Le modèle israélien d’une proportionnelle intégrale et nationale sans seuil mais surtout dans un paysage politique totalement difracté en près d’une vingtaine de formations politiques, y compris « communautaires » (parti de l’immigration juive de Russie ; partis représentants les Arabes israéliens ; partis religieux orthodoxes ; partis religieux tout court ; Likoud ; issus du Likoud ; socialistes-centristes ; travaillistes ; etc.) montre au monde son imbécilité et sa dangerosité. A vouloir représenter les plus marginaux des marginaux, la HaKnesset est paralysée, totalement autobloquée et contrôlée par trois mouvements ou formations partisanes ultra-résiduels qui exercent ce qu’il faut bien appeler une véritable dictature de la minorité sur toute l’Assemblée israélienne.

Le modèle allemand d’un Bundestag formé de députés élus à l’échelle des Länders avec des listes nationales (on a imaginé en France un mode de scrutin un peu comparable, le « système Blum-Weill-Raynal » en 1926, trop complexe et sophistiqué, vite abandonné) a le mérite d’assurer une représentation « raisonnée » du « pays réel ». Pour autant la Chancelière aura presque toujours du gouverner dans une configuration de coalition. C’est presque un modèle culturel et politique en Allemagne où le « compromis » a un sens mélioratif quand en France, péjoratif,  il est synonyme de « compromissions ». Mais cela n’empêche pas du tout la croissance d’une opposition « extra-parlementaire ». Ce fut déjà le cas lors de la première « Grande Coalition » entre la CDU de Kiesinger et le SPD de Willy Brandt au milieu des années 60… La Bande à Baader en a été un des rejetons.

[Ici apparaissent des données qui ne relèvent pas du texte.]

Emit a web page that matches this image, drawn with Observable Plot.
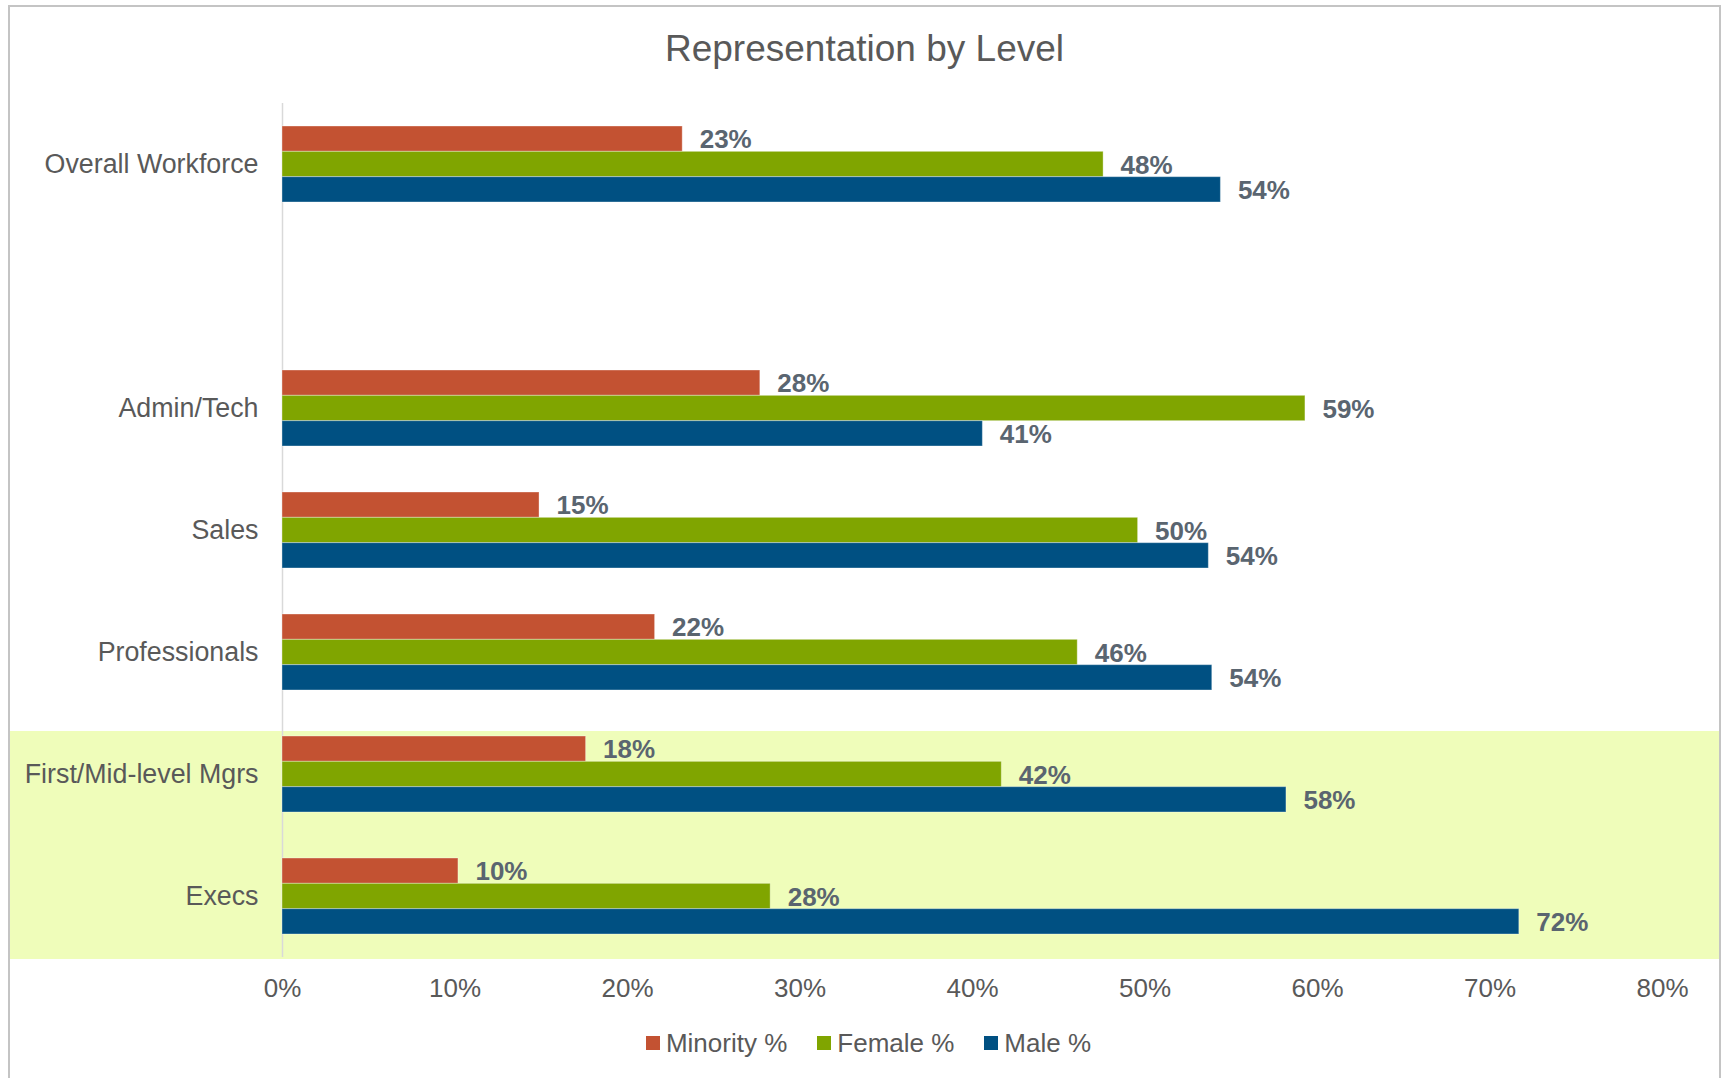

Autrement dit : il n’y a aucun mode de scrutin idéal qui réglerait d’un coup de baguette magique un mal politique profond et une forte fièvre sociale. Jouer avec le mode de scrutin c’est un peu comme mettre le thermomètre sous l’eau froide pour faire baisser la température du malade.

Condition sans doute nécessaire pour sortir d’une représentation déséquilibrée d’un corps électoral s’estimant cocufié par un mode de scrutin engendrant des majorités massives mais vite indociles (Hollande face à « ses » frondeurs, de 2012 à 2017), l’introduction de la proportionnelle intégrale pour les législatives de 2022 ne saurait être envisagée comme une condition suffisante. Surtout si elle apparait comme une ruse supplémentaire destinée à faire que le second mandat de l’actuel Président, dans l’hypothèse de sa réélection, puisse se dérouler dans un climat moins turbulent que celui entamé en 2017.